Wenger, J., & Weller, C. (2011). Boon or bane?: 401(k) loans and loan provisions. Available at http://ssrn.com/abstract=1941411.

Highlights

  • The study’s objective was to examine the impact of having a borrowing option in a defined contribution (DC) pension plan on contribution rates and total debt.
  • The authors used data from the United States Federal Reserve’s triennial Survey of Consumer Finance to estimate ordinary least squares (OLS) and instrumental variable (IV) regression models. Both models control for demographic characteristics and financial situation.
  • The authors found that having a borrowing option significantly increased both contribution rates and debt.
  • The quality of causal evidence presented in this report is low. This means we are not confident that the estimated effects are attributable to the borrowing option in DC pension plans. Other factors are likely to have contributed.

Intervention Examined

Borrowing Options in Defined Contribution Pension Plans

Findings

  • Being able to borrow from DC plan balances significantly increased contribution rates by 1.4 percentage points. In addition, those with a borrowing option had 41 percent higher total real debt compared with others with a DC plan, a statistically significant difference.
  • Wealth maximizers (but not nonwealth maximizers) able to borrow from DC plan balances increased their contributions by 3.7 percentage points, which was statistically significant.

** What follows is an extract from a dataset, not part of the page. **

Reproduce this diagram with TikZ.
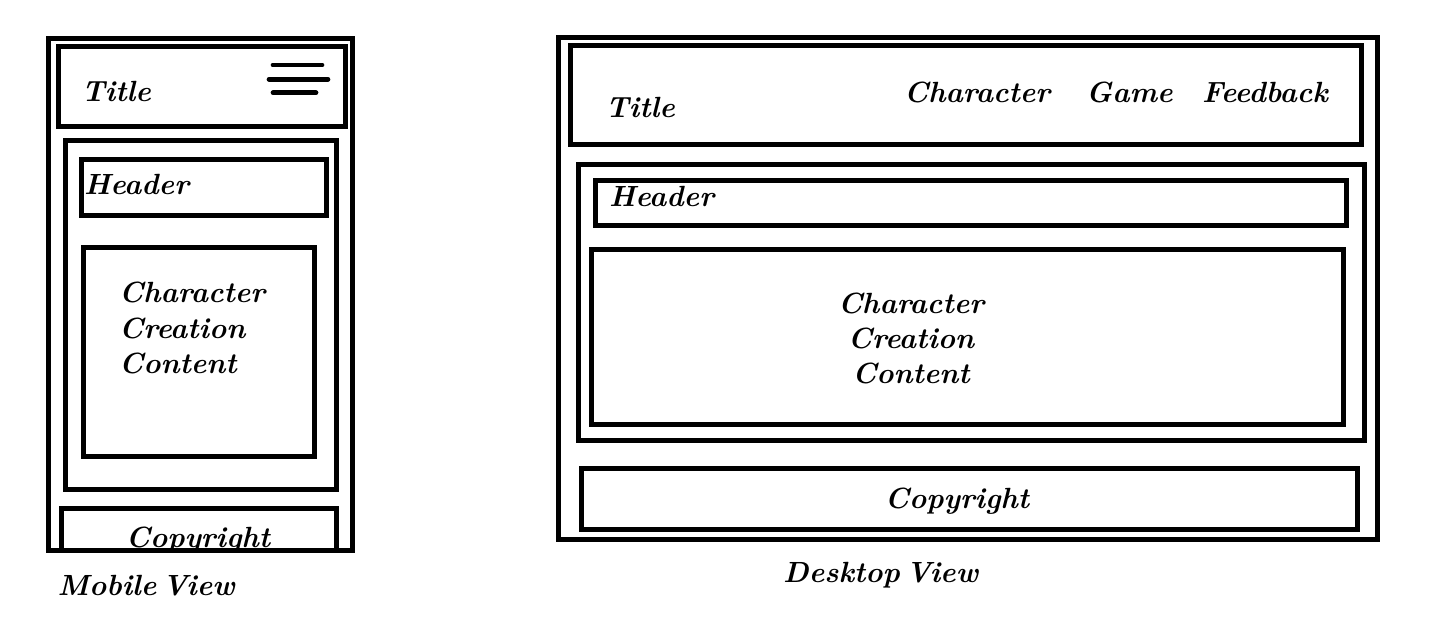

Considerations for Interpreting the Findings

The Survey of Consumer Finance often has missing responses to the question about the availability of a borrowing option in a DC plan. The authors imputed responses to this question when the data were missing. The authors did not report the number of respondents with imputed data. However, they noted that many people did not answer this question, likely because they were not familiar enough with their retirement plan to answer definitively. Hence, the data imputation might be problematic because the data were likely not missing at random. That is, those who were more likely to use the borrowing option were more likely to know whether they had access to such an option.

The authors did not provide any information about the firms that did or did not offer borrowing against DC plans. There might be some key (observed or unobserved) differences between firms that select this option and those that do not. It seems plausible that firms that offer this option might also have additional pension plan options. This means there is a potential selection issue, and the authors did not adjust for this selection mechanism in the OLS regression.

The authors did not include a test of the instruments’ strength in their analysis of the IV model. In addition, the instruments used in the analysis might affect the outcomes of interest in multiple ways—not just via the endogenous variable—and therefore be invalid.

Causal Evidence Rating

The quality of causal evidence presented in this report is low because there is a selection issue in the OLS regression model and the instruments used in the IV model are likely invalid and no evidence was provided on their strength. This means we are not confident that the estimated effects are attributable to the borrowing option in DC pension plans. Other factors are likely to have contributed.

Additional Sources

Wenger, J.B., and Weller, C.E. (2014). Boon or Bane: 401(k) loans and employee contributions. Research on Aging, 36(5), 527–556.